(Entries with chart source code)
====

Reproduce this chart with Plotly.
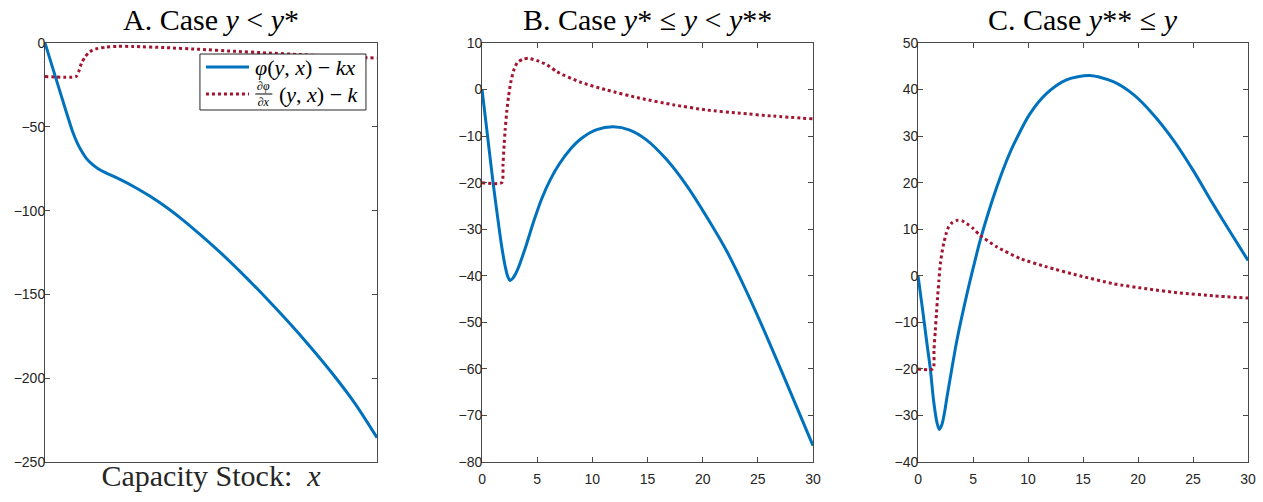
import plotly.graph_objects as go

# ---------------- data ----------------
# Panel A: case y < y*
xA_phi = [0, 1, 2, 2.5, 2.9, 3.3, 3.7, 4.2, 4.8, 5.5, 6.5, 8.0, 9.5, 11, 12.5, 14, 16, 18, 20, 22, 24, 26, 28, 30]
yA_phi = [0, -21.4, -42.8, -53, -59.5, -64.5, -68.5, -72, -75, -77.5, -80.5, -85.6, -91.5, -98.2, -105.8,
          -114.2, -126, -138.8, -152.3, -166.5, -181.5, -197.5, -215, -235.5]
xA_dphi = [0, 2.8, 3.05, 3.3, 3.6, 3.92, 4.3, 4.8, 5.5, 6.5, 8, 11, 14, 17, 20, 23, 26, 30]
yA_dphi = [-20, -20, -17, -12, -8.5, -6, -4.2, -3.2, -2.5, -2.0, -2.1, -2.8, -3.8, -4.9, -5.9, -6.9, -7.9, -9]

# Panel B: case y* <= y < y**
xB_phi = [0, 0.5, 1.0, 1.5, 1.8, 2.1, 2.35, 2.54, 2.8, 3.2, 3.9, 4.7, 5.4, 6.2, 7.0, 8.0, 9.0, 10.4, 11.9,
          13.4, 14.9, 16.75, 18.6, 20.4, 22.2, 24.0, 25.8, 27.6, 30]
yB_phi = [0, -10, -20, -29, -34, -38, -40.3, -41, -40.5, -38.8, -34.2, -28.2, -23.5, -19.3, -16, -12.8,
          -10.5, -8.6, -8.0, -8.7, -10.8, -15.1, -20.8, -27.5, -34.8, -43.5, -53, -63, -76.5]
xB_dphi = [0, 1.78, 1.9, 2.0, 2.1, 2.25, 2.4, 2.6, 2.85, 3.2, 3.7, 4.2, 5.0, 5.9, 6.8, 8.9, 11.3, 14.3,
           17.4, 20.4, 23.4, 26.4, 30]
yB_dphi = [-20, -20, -16, -12, -8.5, -4.5, -1.5, 1.5, 4, 5.8, 6.5, 6.7, 6.2, 5.3, 3.8, 1.6, -0.1, -1.85,
           -3.3, -4.4, -5.1, -5.7, -6.3]

# Panel C: case y** <= y
xC_phi = [0, 0.4, 0.82, 1.12, 1.42, 1.72, 1.94, 2.18, 2.4, 2.63, 3.0, 3.54, 4.45, 5.05, 5.65, 6.4,
          7.17, 7.9, 8.68, 10.2, 11.7, 13.5, 15.6, 17.75, 19.6, 21.4, 23.2, 25.0, 26.8, 28.6, 30]
yC_phi = [0, -7, -14.7, -20, -26.9, -31.5, -33, -31.9, -29.5, -26.1, -21, -13.8, -3.9, 2.0, 7.6, 13.6,
          19.1, 23.8, 28.1, 34.9, 39.2, 42.1, 43.0, 41.7, 38.9, 34.6, 29.2, 22.7, 15.5, 8.6, 3.3]
xC_dphi = [0, 1.36, 1.45, 1.57, 1.68, 1.78, 1.9, 2.03, 2.18, 2.33, 2.55, 2.78, 3.1, 3.54, 4.0, 4.45, 5.0,
           5.65, 7.17, 9.3, 11.7, 14.7, 17.75, 20.8, 23.8, 26.8, 30]
yC_dphi = [-20, -20, -16, -11.8, -8, -4.6, -1, 2.6, 5, 6.9, 9, 10.5, 11.4, 11.9, 11.8, 11.2, 10.2, 8.7,
           6.2, 3.7, 1.9, 0, -1.7, -2.8, -3.7, -4.3, -4.8]

titles = ["A. Case <i>y</i> &lt; <i>y</i>*",
          "B. Case <i>y</i>* ≤ <i>y</i> &lt; <i>y</i>**",
          "C. Case <i>y</i>** ≤ <i>y</i>"]
legend_phi = "<i>φ</i>(<i>y</i>, <i>x</i>) − <i>kx</i>"
legend_dphi_frac = "∂<i>φ</i><br>∂<i>x</i>"
legend_dphi_rest = "(<i>y</i>, <i>x</i>) − <i>k</i>"
xlabel_A = "Capacity Stock:  <i>x</i>"
x_ticks = [0, 5, 10, 15, 20, 25, 30]
y_ranges = [[-250, 0], [-80, 10], [-40, 50]]
y_dticks = [50, 10, 10]

BLUE = "#0072BD"
RED = "#A2142F"
AXC = "#4a4a4a"
SERIF = "Liberation Serif, Times New Roman, serif"
SANS = "Liberation Sans, Arial, Helvetica, sans-serif"

fig = go.Figure()
panels = [(xA_phi, yA_phi, xA_dphi, yA_dphi),
          (xB_phi, yB_phi, xB_dphi, yB_dphi),
          (xC_phi, yC_phi, xC_dphi, yC_dphi)]
for i, (xp, yp, xd, yd) in enumerate(panels):
    xa = "x" if i == 0 else f"x{i+1}"
    ya = "y" if i == 0 else f"y{i+1}"
    fig.add_trace(go.Scatter(x=xp, y=yp, mode="lines", xaxis=xa, yaxis=ya,
                             line=dict(color=BLUE, width=3, shape="spline", smoothing=0.8),
                             name="φ(y,x) − kx", showlegend=False))
    fig.add_trace(go.Scatter(x=xd, y=yd, mode="lines", xaxis=xa, yaxis=ya,
                             line=dict(color=RED, width=3, dash="dot", shape="spline", smoothing=0.6),
                             name="∂φ/∂x(y,x) − k", showlegend=False))

domains = [[0, 0.276], [0.3633, 0.6384], [0.7257, 1.0]]
common_ax = dict(showline=True, linecolor=AXC, linewidth=1, mirror="ticks", showgrid=False,
                 zeroline=False, ticks="inside", ticklen=5, tickcolor=AXC, tickwidth=1,
                 automargin=False,
                 tickfont=dict(family=SANS, size=14, color="#262626"))
layout = dict(
    width=1263, height=502,
    margin=dict(l=45, r=15, t=43, b=40, autoexpand=False),
    paper_bgcolor="white", plot_bgcolor="white",
    showlegend=False,
)
for i in range(3):
    xk = "xaxis" if i == 0 else f"xaxis{i+1}"
    yk = "yaxis" if i == 0 else f"yaxis{i+1}"
    xa_anchor = "y" if i == 0 else f"y{i+1}"
    ya_anchor = "x" if i == 0 else f"x{i+1}"
    xd = dict(common_ax, domain=domains[i], anchor=xa_anchor, range=[0, 30], tickvals=x_ticks,
              ticklabelstandoff=4)
    if i == 0:
        xd.update(ticks="", showticklabels=False, mirror=True,
                  title=dict(text=xlabel_A, font=dict(family=SERIF, size=30, color="#262626"), standoff=2))
    layout[xk] = xd
    layout[yk] = dict(common_ax, domain=[0, 1], anchor=ya_anchor, range=y_ranges[i],
                      dtick=y_dticks[i], tick0=0, ticklabelstandoff=-4)
fig.update_layout(**layout)

for i in range(3):
    fig.add_annotation(text=titles[i], xref="paper", yref="paper",
                       x=(domains[i][0] + domains[i][1]) / 2, y=1.0, yshift=24,
                       xanchor="center", yanchor="middle", showarrow=False,
                       font=dict(family=SERIF, size=30, color="black"))

# legend box for panel A (drawn in paper coordinates)
fig.add_shape(type="rect", xref="paper", yref="paper", x0=0.1288, x1=0.2668, y0=0.8401, y1=0.9737,
              fillcolor="white", line=dict(color="#262626", width=1), layer="above")
fig.add_shape(type="line", xref="paper", yref="paper", x0=0.1338, x1=0.1696, y0=0.9427, y1=0.9427,
              line=dict(color=BLUE, width=3), layer="above")
fig.add_shape(type="line", xref="paper", yref="paper", x0=0.1338, x1=0.1696, y0=0.8783, y1=0.8783,
              line=dict(color=RED, width=3, dash="dot"), layer="above")
fig.add_annotation(text=legend_phi, xref="paper", yref="paper", x=0.1729, y=0.9427,
                   xanchor="left", yanchor="middle", showarrow=False,
                   font=dict(family=SERIF, size=22, color="black"))
# stacked fraction  ∂φ over ∂x, with a fraction bar
fig.add_annotation(text=legend_dphi_frac, xref="paper", yref="paper", x=0.1818, y=0.8771,
                   xanchor="center", yanchor="middle", showarrow=False, borderpad=0,
                   font=dict(family=SERIF, size=12, color="black"))
fig.add_shape(type="line", xref="paper", yref="paper", x0=0.1748, x1=0.1890, y0=0.8783, y1=0.8783,
              line=dict(color="black", width=1), layer="above")
fig.add_annotation(text=legend_dphi_rest, xref="paper", yref="paper", x=0.1929, y=0.8771,
                   xanchor="left", yanchor="middle", showarrow=False,
                   font=dict(family=SERIF, size=22, color="black"))

fig.write_html("out.html", config={"displayModeBar": False},
               post_script="document.body.style.margin='0';")
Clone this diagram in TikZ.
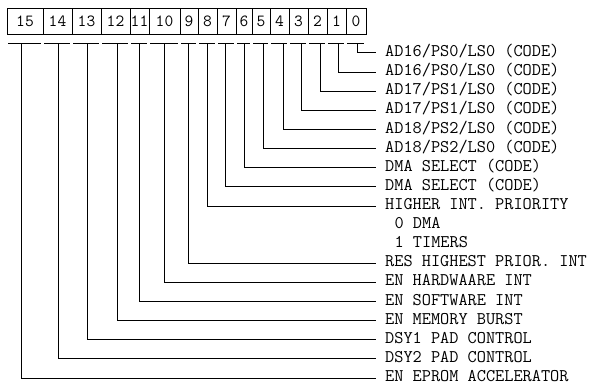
\documentclass[tikz,border=0pt]{standalone}
\usepackage{fontspec}
\usetikzlibrary{positioning}
\begin{document}
\begin{tikzpicture}[x=1pt, y=-1pt,
  cell/.style={draw, line width=0.9pt, minimum height=26pt, inner sep=0pt,
               font=\fontsize{17}{17}\selectfont\ttfamily},
  lbl/.style={anchor=west, inner xsep=9pt, inner ysep=0pt, text height=8pt,
              text depth=1pt, font=\fontsize{17.8}{18}\selectfont\ttfamily},
  wire/.style={line width=1pt}
]
\useasboundingbox (0,0) rectangle (594,385);
% register bits
\node[cell, minimum width=36pt] (b15) at (25,21) {15};
\node[cell, minimum width=29pt] (b14) at (57.5,21) {14};
\node[cell, minimum width=29pt] (b13) at (86.5,21) {13};
\node[cell, minimum width=29pt] (b12) at (115.5,21) {12};
\node[cell, minimum width=19pt] (b11) at (139.5,21) {11};
\node[cell, minimum width=31pt] (b10) at (164.5,21) {10};
\node[cell, minimum width=18pt] (b9) at (189,21) {9};
\node[cell, minimum width=19pt] (b8) at (207.5,21) {8};
\node[cell, minimum width=19pt] (b7) at (226.5,21) {7};
\node[cell, minimum width=16pt] (b6) at (244,21) {6};
\node[cell, minimum width=18pt] (b5) at (261,21) {5};
\node[cell, minimum width=19pt] (b4) at (279.5,21) {4};
\node[cell, minimum width=19pt] (b3) at (298.5,21) {3};
\node[cell, minimum width=19pt] (b2) at (317.5,21) {2};
\node[cell, minimum width=19pt] (b1) at (336.5,21) {1};
\node[cell, minimum width=20pt] (b0) at (356,21) {0};
% tick points
\coordinate (t15) at (21,44);
\coordinate (t14) at (58,44);
\coordinate (t13) at (87,44);
\coordinate (t12) at (117,44);
\coordinate (t11) at (139,44);
\coordinate (t10) at (164,44);
\coordinate (t9) at (188,44);
\coordinate (t8) at (207,44);
\coordinate (t7) at (225,44);
\coordinate (t6) at (244,44);
\coordinate (t5) at (263,44);
\coordinate (t4) at (283,44);
\coordinate (t3) at (301,44);
\coordinate (t2) at (320,44);
\coordinate (t1) at (338,44);
\coordinate (t0) at (357,44);
% field descriptions
\node[lbl] (l0) at (376,53) {AD16/PS0/LS0 (CODE)};
\node[lbl] (l1) at (376,72.1) {AD16/PS0/LS0 (CODE)};
\node[lbl] (l2) at (376,91.2) {AD17/PS1/LS0 (CODE)};
\node[lbl] (l3) at (376,110.4) {AD17/PS1/LS0 (CODE)};
\node[lbl] (l4) at (376,129.5) {AD18/PS2/LS0 (CODE)};
\node[lbl] (l5) at (376,148.6) {AD18/PS2/LS0 (CODE)};
\node[lbl] (l6) at (376,167.7) {DMA SELECT (CODE)};
\node[lbl] (l7) at (376,186.8) {DMA SELECT (CODE)};
\node[lbl] (l8) at (376,206) {HIGHER INT. PRIORITY};
\node[lbl] (d0) at (385.4,225.1) {0 DMA};
\node[lbl] (d1) at (385.4,244.2) {1 TIMERS};
\node[lbl] (l9) at (376,263.3) {RES HIGHEST PRIOR. INT};
\node[lbl] (l10) at (376,282.4) {EN HARDWAARE INT};
\node[lbl] (l11) at (376,301.6) {EN SOFTWARE INT};
\node[lbl] (l12) at (376,320.7) {EN MEMORY BURST};
\node[lbl] (l13) at (376,339.8) {DSY1 PAD CONTROL};
\node[lbl] (l14) at (376,358.9) {DSY2 PAD CONTROL};
\node[lbl] (l15) at (376,378) {EN EPROM ACCELERATOR};
% ticks and leaders
\foreach \i in {0,...,15}{
  \draw[wire] ([xshift=1.5pt]b\i.south west |- t\i) -- ([xshift=-2.5pt]b\i.south east |- t\i);
  \draw[wire] (t\i) |- (l\i.west);
}
\end{tikzpicture}
\end{document}
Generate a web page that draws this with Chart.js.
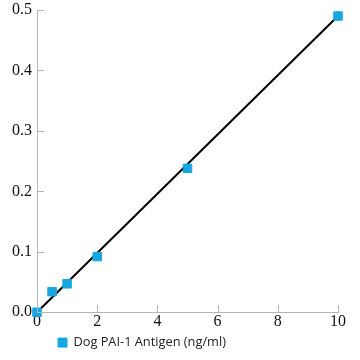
<!DOCTYPE html>
<html><head><meta charset="utf-8">
<script src="https://cdn.jsdelivr.net/npm/chart.js@4"></script>
<style>html,body{margin:0;padding:0;background:#fff}#w{width:360px;height:360px}</style>
</head><body><div id="w"><canvas id="c"></canvas></div>
<script>
const concentrations = [0, 0.5, 1, 2, 5, 10];
const absorbance = [0, 0.034, 0.047, 0.092, 0.238, 0.49];
const fitX = [0, 10];
const fitY = [0, 0.49];
const xTicks = [0, 2, 4, 6, 8, 10];
const yTicks = [0, 0.1, 0.2, 0.3, 0.4, 0.5];
const seriesLabel = 'Dog PAI-1 Antigen (ng/ml)';

const axisColor = '#b5b5b5';
const pointColor = '#16a6e0';

const inwardTicks = {
  id: 'inwardTicks',
  afterDraw(chart) {
    const ctx = chart.ctx, x = chart.scales.x, y = chart.scales.y;
    ctx.save();
    ctx.strokeStyle = axisColor; ctx.lineWidth = 1;
    ctx.beginPath();
    xTicks.forEach(v => { const p = Math.round(x.getPixelForValue(v)) + 0.5; ctx.moveTo(p, x.top); ctx.lineTo(p, x.top - 7); });
    yTicks.forEach(v => { const p = Math.round(y.getPixelForValue(v)) + 0.5; ctx.moveTo(y.right, p); ctx.lineTo(y.right + 7, p); });
    ctx.stroke();
    ctx.restore();
  }
};
const legendShift = {
  id: 'legendShift',
  afterLayout(chart) { const l = chart.legend; const d = 54 - l.left; l.left += d; l.right += d; }
};

new Chart(document.getElementById('c'), {
  type: 'scatter',
  data: {
    datasets: [
      { label: 'fit', data: fitX.map((v, i) => ({x: v, y: fitY[i]})), showLine: true, borderColor: '#000', borderWidth: 2, pointRadius: 0, order: 2, clip: false },
      { label: seriesLabel, data: concentrations.map((v, i) => ({x: v, y: absorbance[i]})), pointStyle: 'rect', pointRadius: 6, backgroundColor: pointColor, borderColor: pointColor, borderWidth: 1, order: 1, clip: false }
    ]
  },
  options: {
    responsive: true, maintainAspectRatio: false, animation: false,
    layout: { padding: { top: 10, right: 22, left: 0, bottom: 1 } },
    plugins: {
      tooltip: { enabled: false },
      legend: {
        position: 'bottom', align: 'start',
        labels: { filter: it => it.text !== 'fit', boxWidth: 9, boxHeight: 9, padding: 4,
          font: { family: 'Open Sans', size: 12.8 }, color: '#222' }
      }
    },
    scales: {
      x: {
        type: 'linear', min: 0, max: 10,
        afterFit: s => { s.height = 20; },
        afterBuildTicks: s => { s.ticks = xTicks.map(v => ({value: v})); },
        grid: { display: false, drawTicks: false },
        border: { display: true, color: axisColor, width: 1 },
        ticks: { padding: 0, color: '#111', font: { family: 'Liberation Serif', size: 16 } }
      },
      y: {
        type: 'linear', min: 0, max: 0.5,
        afterFit: s => { s.width = 37; s.paddingTop = 0; s.paddingBottom = 0; },
        afterBuildTicks: s => { s.ticks = yTicks.map(v => ({value: v})); },
        grid: { display: false, drawTicks: false },
        border: { display: true, color: axisColor, width: 1 },
        ticks: { padding: 5, color: '#111', font: { family: 'Liberation Serif', size: 16 }, callback: v => v.toFixed(1) }
      }
    }
  },
  plugins: [inwardTicks, legendShift]
});
</script></body></html>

====

Brief: Only the lines from the start of the material through the line containing "-3.3, -4.4, -5.1, -5.7, -6.3]" should be transcribed. Pictures stay out.

Task result:
Reproduce this chart with Plotly.
import plotly.graph_objects as go

# ---------------- data ----------------
# Panel A: case y < y*
xA_phi = [0, 1, 2, 2.5, 2.9, 3.3, 3.7, 4.2, 4.8, 5.5, 6.5, 8.0, 9.5, 11, 12.5, 14, 16, 18, 20, 22, 24, 26, 28, 30]
yA_phi = [0, -21.4, -42.8, -53, -59.5, -64.5, -68.5, -72, -75, -77.5, -80.5, -85.6, -91.5, -98.2, -105.8,
          -114.2, -126, -138.8, -152.3, -166.5, -181.5, -197.5, -215, -235.5]
xA_dphi = [0, 2.8, 3.05, 3.3, 3.6, 3.92, 4.3, 4.8, 5.5, 6.5, 8, 11, 14, 17, 20, 23, 26, 30]
yA_dphi = [-20, -20, -17, -12, -8.5, -6, -4.2, -3.2, -2.5, -2.0, -2.1, -2.8, -3.8, -4.9, -5.9, -6.9, -7.9, -9]

# Panel B: case y* <= y < y**
xB_phi = [0, 0.5, 1.0, 1.5, 1.8, 2.1, 2.35, 2.54, 2.8, 3.2, 3.9, 4.7, 5.4, 6.2, 7.0, 8.0, 9.0, 10.4, 11.9,
          13.4, 14.9, 16.75, 18.6, 20.4, 22.2, 24.0, 25.8, 27.6, 30]
yB_phi = [0, -10, -20, -29, -34, -38, -40.3, -41, -40.5, -38.8, -34.2, -28.2, -23.5, -19.3, -16, -12.8,
          -10.5, -8.6, -8.0, -8.7, -10.8, -15.1, -20.8, -27.5, -34.8, -43.5, -53, -63, -76.5]
xB_dphi = [0, 1.78, 1.9, 2.0, 2.1, 2.25, 2.4, 2.6, 2.85, 3.2, 3.7, 4.2, 5.0, 5.9, 6.8, 8.9, 11.3, 14.3,
           17.4, 20.4, 23.4, 26.4, 30]
yB_dphi = [-20, -20, -16, -12, -8.5, -4.5, -1.5, 1.5, 4, 5.8, 6.5, 6.7, 6.2, 5.3, 3.8, 1.6, -0.1, -1.85,
           -3.3, -4.4, -5.1, -5.7, -6.3]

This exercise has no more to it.